Other signs also point to changes. On Wednesday morning, William Hague, newly named foreign minister in the coalition government, called the United States an "indispensable partner" but added that he and Cameron agree that relations should be "solid but not slavish."

That remark echoed a speech from a year ago in which Hague argued that, while ties with the United States remained of central importance, Britain needed to work on other relationships as well, particularly with China and India.

Hague is decidedly skeptical of greater entanglement with Europe and his words should be read in that context. But they also spoke to the wider concerns that Britain must find its own way in the 21st century.

"For too long, politics in this country has been obsessed with Europe and America," Hague said. "Of course these relationships are, and will continue to be, vital.
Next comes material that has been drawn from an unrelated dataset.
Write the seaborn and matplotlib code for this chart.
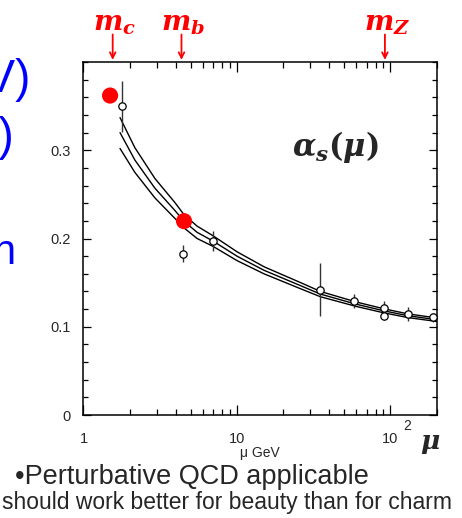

But serious and responsible leadership in the twenty-first century means engaging with far greater energy in parts of the world where Britain's strategic interests will increasingly lie."

Adding to the consensus, a report by a House of Commons committee earlier this year said Britain should be more willing to say no to the United States. The report, according to a wire service report, said the term "special relationship" was misleading and needed to be reevaluated.

British officials have also been struck that in action, if not in word, Obama has signaled that there are other relationships that have assumed a higher priority in his administration. They have watched him work closely with Russia and devote himself to improving the U.S. relationship with China.

Adding to concerns that Obama cares less about Britain that his predecessors did, the British press seized on perceived slights by the U.S. of Gordon Brown, who stepped down as prime minister on Tuesday. U.S. and British officials say the media here overplayed those incidents, in part because of their dislike of Brown.

But on both sides of the Atlantic, there is recognition that Obama's unsentimental style requires an adjustment by officials here and elsewhere in Europe. British and European officials wonder "where's the love?" from a politician who is still enormously popular in their countries. U.S. officials are reported to be working harder to show more of that love.

Cameron met candidate Obama two years ago, during Obama's trip to the Middle East and Europe. The chemistry was good, Obama advisers say. The president has invited the new prime minister to visit the United States in July.

No doubt the requisite words will be said, dinners held and photo opportunities staged.

Still, officials in and out of government here say Britain needs a more hard-headed relationship with the United States, in keeping with what they see as Obama's approach to Britain and the world. Some fear that the comfort of a "special relationship" can become a substitute for serious thinking about Britain's role.

Britain under David Cameron will remain one of America's most reliable and important allies. But the balance in the relationship may continue to change, as the new British government makes its way in the world.